Figures 12 and 13 show the P-R curves of dataset (a) and (b). The P-R curve is drawn under certain some thresholds based on precision rate and recall rate, which is an evaluation indicator that shows the quality of the model. In dataset (a), the AUC of malware and benign is 0.978 and 0.982, respectively. In another dataset, AUC of the five categories is 0.839, 0.779, 0.957, 0.906, and 0.968.
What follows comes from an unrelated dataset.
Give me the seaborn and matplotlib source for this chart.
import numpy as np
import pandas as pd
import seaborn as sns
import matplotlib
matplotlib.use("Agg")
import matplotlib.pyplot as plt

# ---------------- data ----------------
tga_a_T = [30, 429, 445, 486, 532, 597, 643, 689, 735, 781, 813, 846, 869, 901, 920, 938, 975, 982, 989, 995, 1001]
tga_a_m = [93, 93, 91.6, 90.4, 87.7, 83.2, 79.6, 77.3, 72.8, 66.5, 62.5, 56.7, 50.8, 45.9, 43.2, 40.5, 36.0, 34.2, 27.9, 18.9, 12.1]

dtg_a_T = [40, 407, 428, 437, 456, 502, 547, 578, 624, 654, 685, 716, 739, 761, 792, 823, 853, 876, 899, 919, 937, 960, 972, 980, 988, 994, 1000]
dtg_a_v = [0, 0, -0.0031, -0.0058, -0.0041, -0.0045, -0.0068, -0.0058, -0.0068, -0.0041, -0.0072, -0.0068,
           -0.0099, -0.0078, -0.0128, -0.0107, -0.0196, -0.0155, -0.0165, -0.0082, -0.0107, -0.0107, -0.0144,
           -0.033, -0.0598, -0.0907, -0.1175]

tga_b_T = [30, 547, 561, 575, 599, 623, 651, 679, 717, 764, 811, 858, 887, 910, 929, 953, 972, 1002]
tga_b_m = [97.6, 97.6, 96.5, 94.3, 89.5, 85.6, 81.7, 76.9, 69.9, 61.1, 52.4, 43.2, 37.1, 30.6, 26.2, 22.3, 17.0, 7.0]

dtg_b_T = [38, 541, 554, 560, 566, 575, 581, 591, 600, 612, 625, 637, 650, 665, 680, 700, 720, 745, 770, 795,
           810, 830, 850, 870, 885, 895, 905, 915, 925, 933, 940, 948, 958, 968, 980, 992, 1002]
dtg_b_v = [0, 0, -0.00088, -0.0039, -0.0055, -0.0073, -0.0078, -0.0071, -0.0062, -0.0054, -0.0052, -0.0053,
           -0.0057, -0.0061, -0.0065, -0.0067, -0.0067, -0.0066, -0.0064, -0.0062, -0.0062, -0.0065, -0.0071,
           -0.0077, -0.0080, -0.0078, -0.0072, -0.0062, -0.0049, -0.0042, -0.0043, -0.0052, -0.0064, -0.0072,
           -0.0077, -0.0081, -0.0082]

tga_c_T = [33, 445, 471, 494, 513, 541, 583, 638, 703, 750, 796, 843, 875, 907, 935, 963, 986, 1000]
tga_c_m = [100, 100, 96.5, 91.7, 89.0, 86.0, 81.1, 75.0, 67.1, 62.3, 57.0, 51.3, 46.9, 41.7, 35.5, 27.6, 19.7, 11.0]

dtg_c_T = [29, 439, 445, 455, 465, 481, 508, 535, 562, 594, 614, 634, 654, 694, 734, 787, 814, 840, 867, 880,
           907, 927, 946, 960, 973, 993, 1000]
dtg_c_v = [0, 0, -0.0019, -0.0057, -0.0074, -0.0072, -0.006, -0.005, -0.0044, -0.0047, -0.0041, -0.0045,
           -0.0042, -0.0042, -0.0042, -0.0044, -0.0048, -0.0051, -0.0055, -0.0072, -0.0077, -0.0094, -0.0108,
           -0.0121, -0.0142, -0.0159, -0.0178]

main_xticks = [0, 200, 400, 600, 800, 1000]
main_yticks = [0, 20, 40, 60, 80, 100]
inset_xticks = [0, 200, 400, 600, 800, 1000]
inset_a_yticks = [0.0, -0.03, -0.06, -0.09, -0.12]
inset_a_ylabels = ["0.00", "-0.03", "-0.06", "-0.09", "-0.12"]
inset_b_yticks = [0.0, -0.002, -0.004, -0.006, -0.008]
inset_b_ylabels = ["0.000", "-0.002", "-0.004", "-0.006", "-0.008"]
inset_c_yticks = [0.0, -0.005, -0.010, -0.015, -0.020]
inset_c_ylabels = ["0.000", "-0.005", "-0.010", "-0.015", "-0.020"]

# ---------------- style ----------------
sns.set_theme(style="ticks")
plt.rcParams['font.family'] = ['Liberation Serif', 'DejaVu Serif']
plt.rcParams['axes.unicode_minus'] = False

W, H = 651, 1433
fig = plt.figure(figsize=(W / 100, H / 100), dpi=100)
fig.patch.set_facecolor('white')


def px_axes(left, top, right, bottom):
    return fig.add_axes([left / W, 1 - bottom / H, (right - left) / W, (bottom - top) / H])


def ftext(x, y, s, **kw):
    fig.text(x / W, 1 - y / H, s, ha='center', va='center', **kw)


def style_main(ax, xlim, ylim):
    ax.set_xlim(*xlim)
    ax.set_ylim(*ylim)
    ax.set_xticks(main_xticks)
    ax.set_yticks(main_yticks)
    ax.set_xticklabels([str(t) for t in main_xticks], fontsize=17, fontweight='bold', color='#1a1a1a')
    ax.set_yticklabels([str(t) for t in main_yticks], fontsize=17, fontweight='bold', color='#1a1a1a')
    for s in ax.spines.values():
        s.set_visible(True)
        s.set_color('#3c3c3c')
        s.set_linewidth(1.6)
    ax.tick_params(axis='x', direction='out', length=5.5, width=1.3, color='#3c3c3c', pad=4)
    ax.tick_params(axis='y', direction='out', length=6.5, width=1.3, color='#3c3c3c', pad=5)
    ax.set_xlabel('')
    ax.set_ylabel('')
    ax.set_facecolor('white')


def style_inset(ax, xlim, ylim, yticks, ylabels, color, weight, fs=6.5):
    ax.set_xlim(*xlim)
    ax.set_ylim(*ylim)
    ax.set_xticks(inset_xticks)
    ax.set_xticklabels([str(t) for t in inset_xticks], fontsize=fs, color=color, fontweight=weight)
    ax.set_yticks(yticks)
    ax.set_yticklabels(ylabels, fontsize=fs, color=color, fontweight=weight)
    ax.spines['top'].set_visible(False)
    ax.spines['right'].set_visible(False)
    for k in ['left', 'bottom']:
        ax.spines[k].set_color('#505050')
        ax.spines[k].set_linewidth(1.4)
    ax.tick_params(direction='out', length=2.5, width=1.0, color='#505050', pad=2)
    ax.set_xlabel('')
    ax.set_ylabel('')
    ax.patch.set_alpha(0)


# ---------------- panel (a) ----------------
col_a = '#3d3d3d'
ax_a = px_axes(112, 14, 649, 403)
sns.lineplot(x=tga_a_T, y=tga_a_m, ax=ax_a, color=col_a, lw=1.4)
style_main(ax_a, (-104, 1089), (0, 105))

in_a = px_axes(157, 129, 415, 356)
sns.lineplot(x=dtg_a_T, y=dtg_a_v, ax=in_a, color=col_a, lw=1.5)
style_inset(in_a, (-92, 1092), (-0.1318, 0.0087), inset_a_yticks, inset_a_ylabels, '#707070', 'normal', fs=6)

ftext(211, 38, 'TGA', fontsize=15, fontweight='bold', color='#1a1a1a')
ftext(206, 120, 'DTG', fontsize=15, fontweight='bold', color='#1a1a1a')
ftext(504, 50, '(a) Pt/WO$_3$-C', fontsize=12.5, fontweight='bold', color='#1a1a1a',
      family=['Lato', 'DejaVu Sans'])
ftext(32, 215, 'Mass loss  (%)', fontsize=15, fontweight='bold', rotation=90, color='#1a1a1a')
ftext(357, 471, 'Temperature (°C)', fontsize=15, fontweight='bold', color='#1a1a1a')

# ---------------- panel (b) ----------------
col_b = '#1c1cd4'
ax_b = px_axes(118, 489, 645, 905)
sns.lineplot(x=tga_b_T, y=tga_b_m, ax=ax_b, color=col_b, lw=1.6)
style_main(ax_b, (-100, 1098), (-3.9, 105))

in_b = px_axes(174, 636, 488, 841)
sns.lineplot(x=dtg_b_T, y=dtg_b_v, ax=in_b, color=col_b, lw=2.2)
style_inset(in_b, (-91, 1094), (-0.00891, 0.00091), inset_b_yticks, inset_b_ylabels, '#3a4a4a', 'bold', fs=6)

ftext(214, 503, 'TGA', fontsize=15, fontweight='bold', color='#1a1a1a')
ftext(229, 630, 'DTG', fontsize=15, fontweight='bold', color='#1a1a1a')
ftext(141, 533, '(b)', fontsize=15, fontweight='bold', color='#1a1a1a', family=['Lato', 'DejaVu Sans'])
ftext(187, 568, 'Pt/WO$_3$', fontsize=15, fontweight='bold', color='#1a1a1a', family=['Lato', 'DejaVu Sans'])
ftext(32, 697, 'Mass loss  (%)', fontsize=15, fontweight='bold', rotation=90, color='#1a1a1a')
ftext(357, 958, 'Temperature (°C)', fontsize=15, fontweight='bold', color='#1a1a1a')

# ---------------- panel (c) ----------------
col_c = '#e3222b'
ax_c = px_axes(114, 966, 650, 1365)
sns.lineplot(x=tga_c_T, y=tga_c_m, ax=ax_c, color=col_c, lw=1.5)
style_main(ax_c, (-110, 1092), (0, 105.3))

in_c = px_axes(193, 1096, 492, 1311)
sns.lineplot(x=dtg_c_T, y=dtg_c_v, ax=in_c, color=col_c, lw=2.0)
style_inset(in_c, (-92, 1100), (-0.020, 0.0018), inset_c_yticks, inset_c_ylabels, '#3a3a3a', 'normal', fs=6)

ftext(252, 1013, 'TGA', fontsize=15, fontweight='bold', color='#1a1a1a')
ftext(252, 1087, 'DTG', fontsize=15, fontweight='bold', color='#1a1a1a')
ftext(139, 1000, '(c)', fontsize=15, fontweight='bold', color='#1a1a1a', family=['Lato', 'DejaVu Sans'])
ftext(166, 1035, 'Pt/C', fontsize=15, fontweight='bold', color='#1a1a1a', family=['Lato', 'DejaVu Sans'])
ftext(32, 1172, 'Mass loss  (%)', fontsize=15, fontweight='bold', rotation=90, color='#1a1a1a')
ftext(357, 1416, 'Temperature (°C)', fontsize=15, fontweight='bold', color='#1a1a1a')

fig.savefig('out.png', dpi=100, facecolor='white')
Figures 14 and 15 show the ROC curves of dataset (a) and (b). The abscissa of the ROC curve is the false positive rate and the ordinate is true positive rate. And ROC curve is a standard to measure the quality of a classification model. As can be seen from the figures, the model performs better in the margin class and SMS class because the number of other three kinds of data is small. Overall, the MobileNet V2 model used in this study has good performance and stability.

4.5. Discussion

Through the above experiments, it can be seen that the malware visualization method introduced in this study is better than the methods in [17, 23], etc. And its generalization ability is good. The performance and efficiency of MobileNet V2 in this experiment are also superior to those of the conventional convolutional neural network model. However, the model memory consumption of MobileNet V2 is still large. For the forthcoming period, we will consider compressing the network structure by referring to other lightweight network models, such as ShuffleNet [24], or optimizing the feature quantity by combining three feature files to generate a Markov graph [25] to further improve the performance of the detection method.

5. Conclusions

Android malware is continuously causing safety hazards to people's life, so the detection of Android malware is very necessary. This study proposed an Android malware detection method based on depthwise separable convolutional neural networks. The proposed algorithm converts classes.dex, resources.arsc, and AndroidManifest.xml of the Android malware samples to the RGB image. Compared with the grayscale image, RGB image possesses better color and texture characteristics. The quality and accuracy of MobileNet v2 model used in this experiment are higher than other models. Moreover, the number of parameters and calculation cost of MobileNet v2 are far lower than other models. If the model is deployed on Android phones, it can achieve a relatively outstanding malware detection function of the case of occupying a small amount of memory. So, this model is more suitable for Android malware detection. The significant improvement of the proposed method has been demonstrated by comparing it with the methods of some historical research.

Data Availability

Restrictions are applied to the availability of these data. Data were obtained from Canadian Institute for Cybersecurity and are available at https://www.unb.ca/cic/datasets/andmal2020.html with the permission of Canadian Institute for Cybersecurity.

Conflicts of Interest

The authors declare that they have no conflicts of interest.